• _SOURCE DATA_:
§ §
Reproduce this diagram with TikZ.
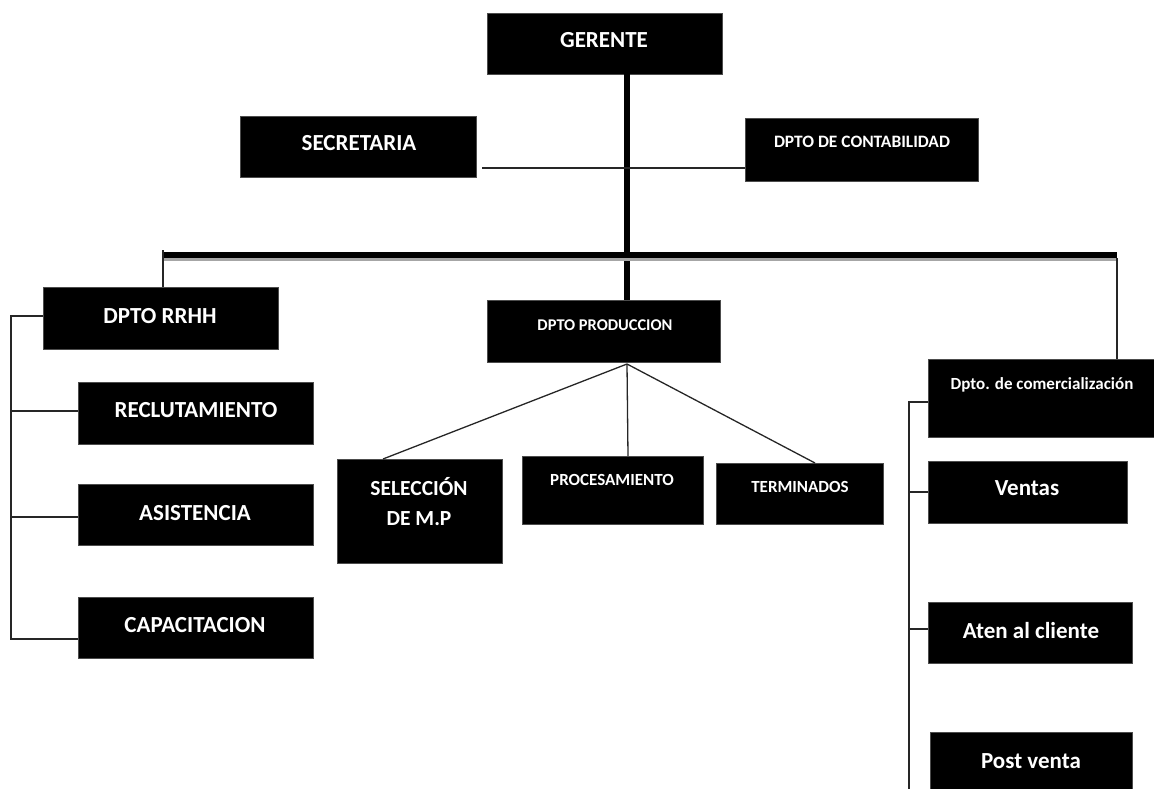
\documentclass[tikz,border=0pt]{standalone}
\usepackage{fontspec}
\setmainfont{Carlito}
\begin{document}
\begin{tikzpicture}[x=1pt,y=-1pt,
  box/.style={draw=black!70,line width=0.8pt,fill=black,inner sep=0pt,anchor=center},
  lbl/.style={text=white,inner sep=0pt,anchor=base,align=center},
  big/.style={lbl,font=\bfseries\fontsize{23}{27}\selectfont},
  small/.style={lbl,font=\bfseries\fontsize{17}{20}\selectfont},
  thin/.style={draw=black!85,line width=1.3pt},
  thick/.style={draw=black,line width=6pt}]
\useasboundingbox (0,0) rectangle (1154,789);
% boxes
\node[box,minimum width=235,minimum height=61] (ger) at (604.5,43.5) {};
\node[box,minimum width=236,minimum height=61] (sec) at (358,146.5) {};
\node[box,minimum width=233,minimum height=63] (cont) at (861.5,149.5) {};
\node[box,minimum width=235,minimum height=62] (rrhh) at (160.5,318) {};
\node[box,minimum width=235,minimum height=62] (recl) at (195.5,413) {};
\node[box,minimum width=235,minimum height=61] (asis) at (195.5,514.5) {};
\node[box,minimum width=235,minimum height=61] (capa) at (195.5,627.5) {};
\node[box,minimum width=233,minimum height=62] (prod) at (603.5,331) {};
\node[box,minimum width=165,minimum height=104] (sel) at (419.5,511) {};
\node[box,minimum width=181,minimum height=68] (proc) at (612.5,490) {};
\node[box,minimum width=167,minimum height=61] (term) at (799.5,493.5) {};
\node[box,minimum width=232,minimum height=78] (com) at (1044,398) {};
\node[box,minimum width=199,minimum height=62] (ven) at (1027.5,492) {};
\node[box,minimum width=204,minimum height=61] (aten) at (1030,632.5) {};
\node[box,minimum width=202,minimum height=64] (post) at (1031,764) {};
% labels
\node[big] (tger) at (604,48) {GERENTE};
\node[big] (tsec) at (359,150) {SECRETARIA};
\node[lbl,font=\bfseries\fontsize{17.4}{20}\selectfont] (tcont) at (862,148) {DPTO DE CONTABILIDAD};
\node[big] (trrhh) at (160,323) {DPTO RRHH};
\node[big] (trecl) at (196,417) {RECLUTAMIENTO};
\node[big] (tasis) at (195,520) {ASISTENCIA};
\node[big] (tcapa) at (195,632) {CAPACITACION};
\node[lbl,font=\bfseries\fontsize{16.4}{20}\selectfont] (tprod) at (605,330) {DPTO PRODUCCION};
\node[lbl,font=\bfseries\fontsize{21.5}{30}\selectfont] (tsel) at (419,525) {SELECCIÓN\\DE M.P};
\node[small] (tproc) at (612,485) {PROCESAMIENTO};
\node[small] (tterm) at (800,492) {TERMINADOS};
\node[small] (tcom) at (1042,389) {Dpto. de comercialización};
\node[big] (tven) at (1027,495) {Ventas};
\node[big] (taten) at (1031,638) {Aten al cliente};
\node[big] (tpost) at (1031,768) {Post venta};
% thick main lines
\coordinate (g1) at (627,74);
\draw[thick] (g1) -- (g1 |- prod.north);
\coordinate (b1) at (163,255);
\coordinate (b2) at (1117,255);
\draw[draw=black!35,line width=2.5pt] (163,259.3) -- (1117,259.3);
\draw[thick] (b1) -- (b2);
% secretaria - contabilidad
\coordinate (s1) at (482,168);
\draw[thin] (s1) -- (s1 -| cont.west);
% drops
\coordinate (d1) at (163,250);
\draw[thin] (d1) -- (d1 |- rrhh.north);
\coordinate (d2) at (1117,258);
\draw[thin] (d2) -- (d2 |- com.north);
% RRHH bracket
\coordinate (l1) at (11,316);
\coordinate (l2) at (11,639);
\draw[thin] (l1 -| rrhh.west) -- (l1) -- (l2) -- (l2 -| capa.west);
\coordinate (l3) at (11,411);
\draw[thin] (l3) -- (l3 -| recl.west);
\coordinate (l4) at (11,517);
\draw[thin] (l4) -- (l4 -| asis.west);
% produccion
\coordinate (p0) at (627,364);
\coordinate (p1) at (383,459);
\coordinate (p2) at (628,456);
\coordinate (p3) at (815,463);
\draw[thin] (p0) -- (p1);
\draw[thin] (p0) -- (p2);
\draw[thin] (p0) -- (p3);
% comercializacion bracket
\coordinate (r1) at (909,402);
\coordinate (r2) at (909,792);
\draw[thin] (r1 -| com.west) -- (r1) -- (r2);
\coordinate (r3) at (909,492);
\draw[thin] (r3) -- (r3 -| ven.west);
\coordinate (r4) at (909,629);
\draw[thin] (r4) -- (r4 -| aten.west);
\end{tikzpicture}
\end{document}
§ §
• _DIRECTIVE_: Leave out the pictures and print every line of the data exactly.

• _CORRECT ANSWER_:
Reproduce this diagram with TikZ.
\documentclass[tikz,border=0pt]{standalone}
\usepackage{fontspec}
\setmainfont{Carlito}
\begin{document}
\begin{tikzpicture}[x=1pt,y=-1pt,
  box/.style={draw=black!70,line width=0.8pt,fill=black,inner sep=0pt,anchor=center},
  lbl/.style={text=white,inner sep=0pt,anchor=base,align=center},
  big/.style={lbl,font=\bfseries\fontsize{23}{27}\selectfont},
  small/.style={lbl,font=\bfseries\fontsize{17}{20}\selectfont},
  thin/.style={draw=black!85,line width=1.3pt},
  thick/.style={draw=black,line width=6pt}]
\useasboundingbox (0,0) rectangle (1154,789);
% boxes
\node[box,minimum width=235,minimum height=61] (ger) at (604.5,43.5) {};
\node[box,minimum width=236,minimum height=61] (sec) at (358,146.5) {};
\node[box,minimum width=233,minimum height=63] (cont) at (861.5,149.5) {};
\node[box,minimum width=235,minimum height=62] (rrhh) at (160.5,318) {};
\node[box,minimum width=235,minimum height=62] (recl) at (195.5,413) {};
\node[box,minimum width=235,minimum height=61] (asis) at (195.5,514.5) {};
\node[box,minimum width=235,minimum height=61] (capa) at (195.5,627.5) {};
\node[box,minimum width=233,minimum height=62] (prod) at (603.5,331) {};
\node[box,minimum width=165,minimum height=104] (sel) at (419.5,511) {};
\node[box,minimum width=181,minimum height=68] (proc) at (612.5,490) {};
\node[box,minimum width=167,minimum height=61] (term) at (799.5,493.5) {};
\node[box,minimum width=232,minimum height=78] (com) at (1044,398) {};
\node[box,minimum width=199,minimum height=62] (ven) at (1027.5,492) {};
\node[box,minimum width=204,minimum height=61] (aten) at (1030,632.5) {};
\node[box,minimum width=202,minimum height=64] (post) at (1031,764) {};
% labels
\node[big] (tger) at (604,48) {GERENTE};
\node[big] (tsec) at (359,150) {SECRETARIA};
\node[lbl,font=\bfseries\fontsize{17.4}{20}\selectfont] (tcont) at (862,148) {DPTO DE CONTABILIDAD};
\node[big] (trrhh) at (160,323) {DPTO RRHH};
\node[big] (trecl) at (196,417) {RECLUTAMIENTO};
\node[big] (tasis) at (195,520) {ASISTENCIA};
\node[big] (tcapa) at (195,632) {CAPACITACION};
\node[lbl,font=\bfseries\fontsize{16.4}{20}\selectfont] (tprod) at (605,330) {DPTO PRODUCCION};
\node[lbl,font=\bfseries\fontsize{21.5}{30}\selectfont] (tsel) at (419,525) {SELECCIÓN\\DE M.P};
\node[small] (tproc) at (612,485) {PROCESAMIENTO};
\node[small] (tterm) at (800,492) {TERMINADOS};
\node[small] (tcom) at (1042,389) {Dpto. de comercialización};
\node[big] (tven) at (1027,495) {Ventas};
\node[big] (taten) at (1031,638) {Aten al cliente};
\node[big] (tpost) at (1031,768) {Post venta};
% thick main lines
\coordinate (g1) at (627,74);
\draw[thick] (g1) -- (g1 |- prod.north);
\coordinate (b1) at (163,255);
\coordinate (b2) at (1117,255);
\draw[draw=black!35,line width=2.5pt] (163,259.3) -- (1117,259.3);
\draw[thick] (b1) -- (b2);
% secretaria - contabilidad
\coordinate (s1) at (482,168);
\draw[thin] (s1) -- (s1 -| cont.west);
% drops
\coordinate (d1) at (163,250);
\draw[thin] (d1) -- (d1 |- rrhh.north);
\coordinate (d2) at (1117,258);
\draw[thin] (d2) -- (d2 |- com.north);
% RRHH bracket
\coordinate (l1) at (11,316);
\coordinate (l2) at (11,639);
\draw[thin] (l1 -| rrhh.west) -- (l1) -- (l2) -- (l2 -| capa.west);
\coordinate (l3) at (11,411);
\draw[thin] (l3) -- (l3 -| recl.west);
\coordinate (l4) at (11,517);
\draw[thin] (l4) -- (l4 -| asis.west);
% produccion
\coordinate (p0) at (627,364);
\coordinate (p1) at (383,459);
\coordinate (p2) at (628,456);
\coordinate (p3) at (815,463);
\draw[thin] (p0) -- (p1);
\draw[thin] (p0) -- (p2);
\draw[thin] (p0) -- (p3);
% comercializacion bracket
\coordinate (r1) at (909,402);
\coordinate (r2) at (909,792);
\draw[thin] (r1 -| com.west) -- (r1) -- (r2);
\coordinate (r3) at (909,492);
\draw[thin] (r3) -- (r3 -| ven.west);
\coordinate (r4) at (909,629);
\draw[thin] (r4) -- (r4 -| aten.west);
\end{tikzpicture}
\end{document}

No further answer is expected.